Exercise directions »
Extract all lines from the data beneath that include the word "this".

(Records with drawing code)
## start

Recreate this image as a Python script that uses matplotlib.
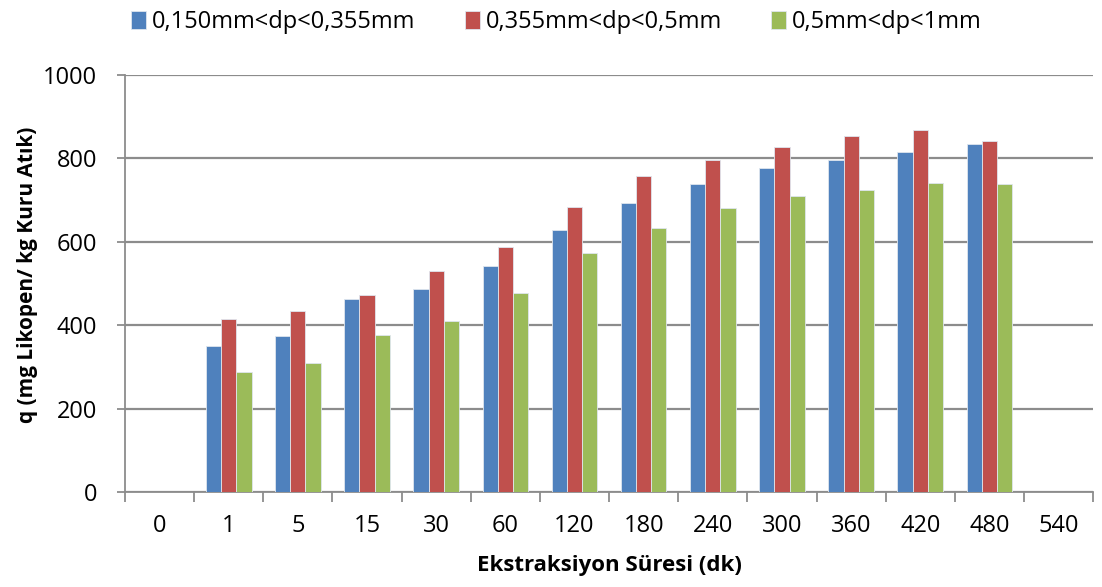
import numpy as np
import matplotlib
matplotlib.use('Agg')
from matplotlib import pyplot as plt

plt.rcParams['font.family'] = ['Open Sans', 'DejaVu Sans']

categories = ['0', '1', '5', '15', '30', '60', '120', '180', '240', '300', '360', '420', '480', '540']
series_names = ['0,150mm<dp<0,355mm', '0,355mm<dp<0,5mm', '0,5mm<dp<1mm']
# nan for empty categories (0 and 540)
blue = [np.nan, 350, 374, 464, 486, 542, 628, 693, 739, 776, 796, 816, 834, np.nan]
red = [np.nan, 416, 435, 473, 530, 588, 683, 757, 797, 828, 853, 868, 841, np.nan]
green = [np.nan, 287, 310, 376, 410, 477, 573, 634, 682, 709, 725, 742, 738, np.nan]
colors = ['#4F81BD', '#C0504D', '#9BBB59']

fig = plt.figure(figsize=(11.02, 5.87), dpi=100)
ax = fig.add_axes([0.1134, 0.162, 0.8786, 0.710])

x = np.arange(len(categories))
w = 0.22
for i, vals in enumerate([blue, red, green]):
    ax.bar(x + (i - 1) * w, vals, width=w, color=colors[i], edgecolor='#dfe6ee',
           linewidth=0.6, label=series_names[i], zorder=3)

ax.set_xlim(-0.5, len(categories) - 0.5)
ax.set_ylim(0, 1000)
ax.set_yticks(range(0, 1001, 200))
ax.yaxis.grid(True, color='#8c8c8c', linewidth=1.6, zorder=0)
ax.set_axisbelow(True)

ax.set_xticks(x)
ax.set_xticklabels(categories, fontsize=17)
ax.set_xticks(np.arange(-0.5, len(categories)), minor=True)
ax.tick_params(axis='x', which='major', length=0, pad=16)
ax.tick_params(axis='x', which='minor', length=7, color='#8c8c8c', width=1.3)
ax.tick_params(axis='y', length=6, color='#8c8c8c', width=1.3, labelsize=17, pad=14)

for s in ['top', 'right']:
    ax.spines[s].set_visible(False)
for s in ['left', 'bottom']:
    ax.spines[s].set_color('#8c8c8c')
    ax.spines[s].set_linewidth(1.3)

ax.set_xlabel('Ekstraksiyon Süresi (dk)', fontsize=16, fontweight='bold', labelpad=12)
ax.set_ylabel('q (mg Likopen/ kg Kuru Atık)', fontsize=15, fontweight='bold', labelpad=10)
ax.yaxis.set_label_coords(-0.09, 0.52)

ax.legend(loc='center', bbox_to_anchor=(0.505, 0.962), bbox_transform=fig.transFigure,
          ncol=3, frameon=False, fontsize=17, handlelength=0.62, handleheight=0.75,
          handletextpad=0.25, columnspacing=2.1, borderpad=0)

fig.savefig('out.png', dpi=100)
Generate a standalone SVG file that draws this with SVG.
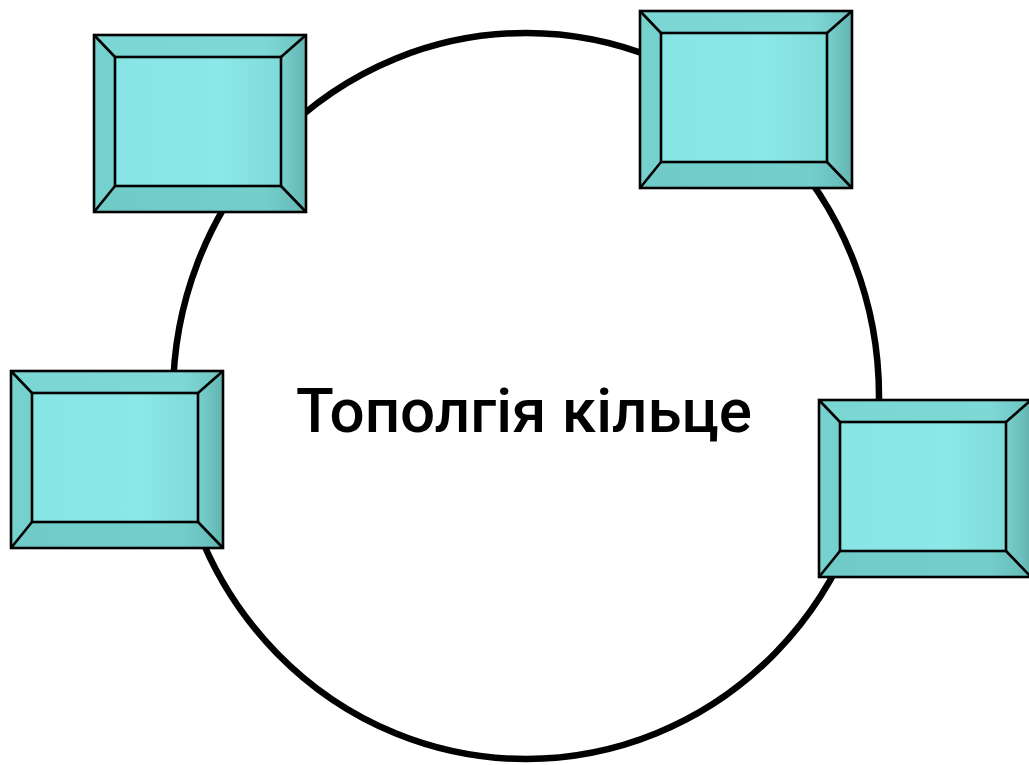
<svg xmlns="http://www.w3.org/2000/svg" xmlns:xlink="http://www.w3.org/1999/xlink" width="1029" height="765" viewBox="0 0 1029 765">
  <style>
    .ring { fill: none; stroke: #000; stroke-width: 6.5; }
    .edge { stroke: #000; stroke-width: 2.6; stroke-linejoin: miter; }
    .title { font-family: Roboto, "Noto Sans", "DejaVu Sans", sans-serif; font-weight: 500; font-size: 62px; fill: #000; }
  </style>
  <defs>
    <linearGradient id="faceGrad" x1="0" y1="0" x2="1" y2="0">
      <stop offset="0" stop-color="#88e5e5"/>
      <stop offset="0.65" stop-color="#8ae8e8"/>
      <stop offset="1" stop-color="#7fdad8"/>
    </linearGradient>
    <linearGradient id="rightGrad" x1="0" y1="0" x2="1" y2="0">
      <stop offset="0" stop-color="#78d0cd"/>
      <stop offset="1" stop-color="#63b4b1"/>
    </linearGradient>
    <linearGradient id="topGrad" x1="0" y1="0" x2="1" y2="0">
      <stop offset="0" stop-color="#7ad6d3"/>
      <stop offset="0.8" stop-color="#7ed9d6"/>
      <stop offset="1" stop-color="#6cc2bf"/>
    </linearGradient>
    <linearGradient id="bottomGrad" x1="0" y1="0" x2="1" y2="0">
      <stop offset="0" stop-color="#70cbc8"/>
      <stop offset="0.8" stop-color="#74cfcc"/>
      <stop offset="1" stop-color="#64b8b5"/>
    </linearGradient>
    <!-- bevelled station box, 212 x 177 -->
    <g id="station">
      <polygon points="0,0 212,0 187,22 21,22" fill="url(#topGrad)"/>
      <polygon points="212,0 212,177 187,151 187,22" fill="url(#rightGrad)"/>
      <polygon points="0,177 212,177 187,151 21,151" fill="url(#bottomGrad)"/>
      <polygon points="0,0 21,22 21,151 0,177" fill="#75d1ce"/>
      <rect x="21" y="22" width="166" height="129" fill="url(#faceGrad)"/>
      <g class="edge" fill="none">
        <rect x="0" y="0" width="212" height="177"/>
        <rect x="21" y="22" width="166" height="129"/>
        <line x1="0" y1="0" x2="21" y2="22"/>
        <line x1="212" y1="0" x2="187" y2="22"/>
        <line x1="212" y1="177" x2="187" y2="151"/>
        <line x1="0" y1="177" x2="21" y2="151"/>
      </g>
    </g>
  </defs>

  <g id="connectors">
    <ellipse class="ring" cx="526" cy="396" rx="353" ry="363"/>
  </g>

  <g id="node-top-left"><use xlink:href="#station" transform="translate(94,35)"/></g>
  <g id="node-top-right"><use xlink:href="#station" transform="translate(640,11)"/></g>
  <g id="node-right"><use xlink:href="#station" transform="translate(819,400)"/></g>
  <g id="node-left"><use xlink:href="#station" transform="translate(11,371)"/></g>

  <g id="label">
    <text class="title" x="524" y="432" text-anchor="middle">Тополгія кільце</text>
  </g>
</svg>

## end

Solved exercise »
Recreate this image as a Python script that uses matplotlib.
Generate a standalone SVG file that draws this with SVG.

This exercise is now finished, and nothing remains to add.